I really never thought anything remotely near it could happen to me...
in fact right now I am scared to admit it.
Lots of thoughts run through my head...
Have I just not met anyone new for too long?
What is going on here!?!?!?
Why do I feel this way?
Is it because my heart is finally mended from things that happened long ago?
Am I setting myself up for disaster?
Regardless of the reasons, the feeling is real. It is a function of mind nonetheless. It is something I decide, ultimately. I decide what it is to be defined as. Would that be asking for too much magic out of life?
Am I really in control of something so enticing...
How can I be so strongly pulled towards someone I just met?
I'm worried I'm setting high expectations and I'll end up upset.
At the same time I'm so sure that everything will turn out just fine.

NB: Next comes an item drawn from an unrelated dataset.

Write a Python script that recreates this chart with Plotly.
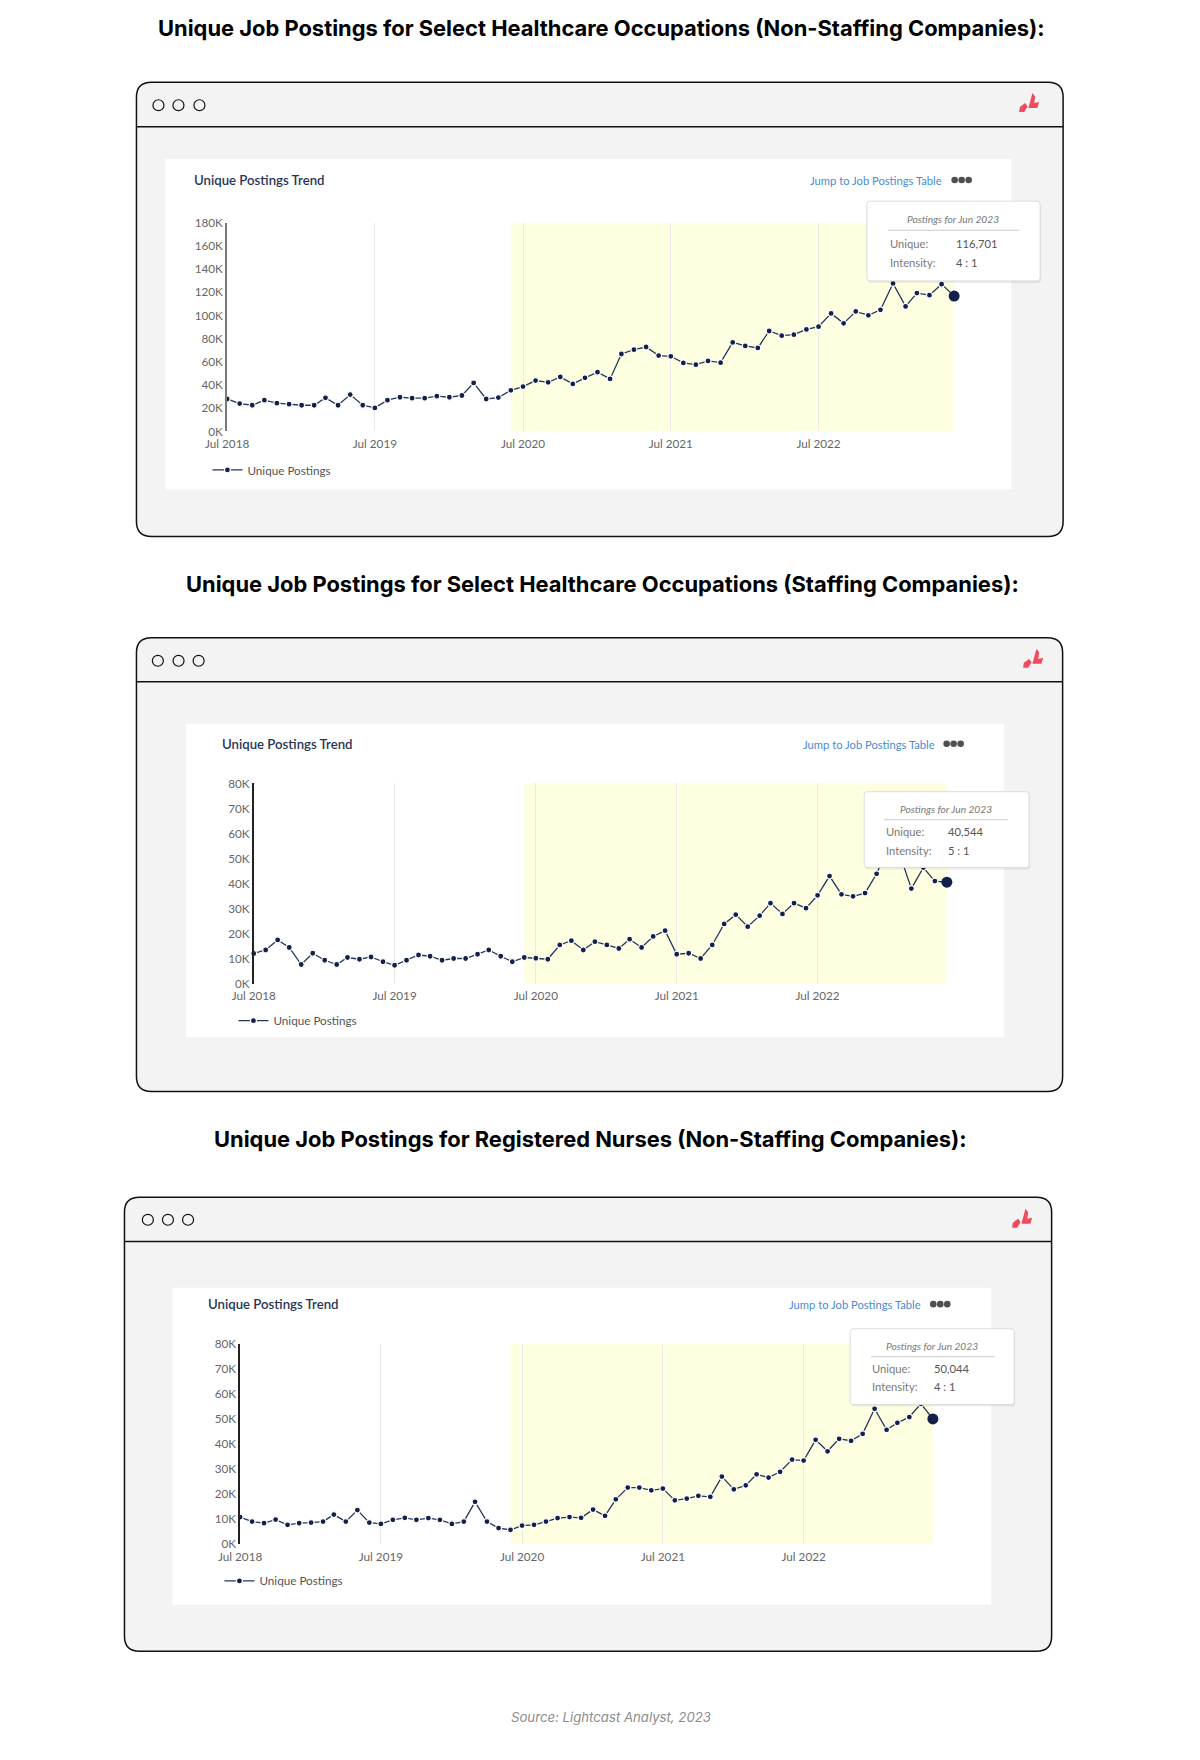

I'd just been thinking before I met her that- the only way... The only possible way I could see myself seeing someone for the next two years is if they fell under all of these conditions that could allow me to be successful in school and stay focused... along with all sorts of other demands... and... I MEET HER??? This person that I have never met before, but dreamed up... and how did I meet her? This is the first girl I have EVER approached truly feeling myself and confident at a club or party. I approached with no intention but to speak to her, and that I did. And you all who have met me know how strange a first encounter with me could be. And rather than epic fail and awkward conversation, it was amazing. I could hardly even believe she existed from the moment she said Hi back to me. In fact- I could hardly even believe the power she had over me from the moment our eyes met.
Surely, this is love at first sight.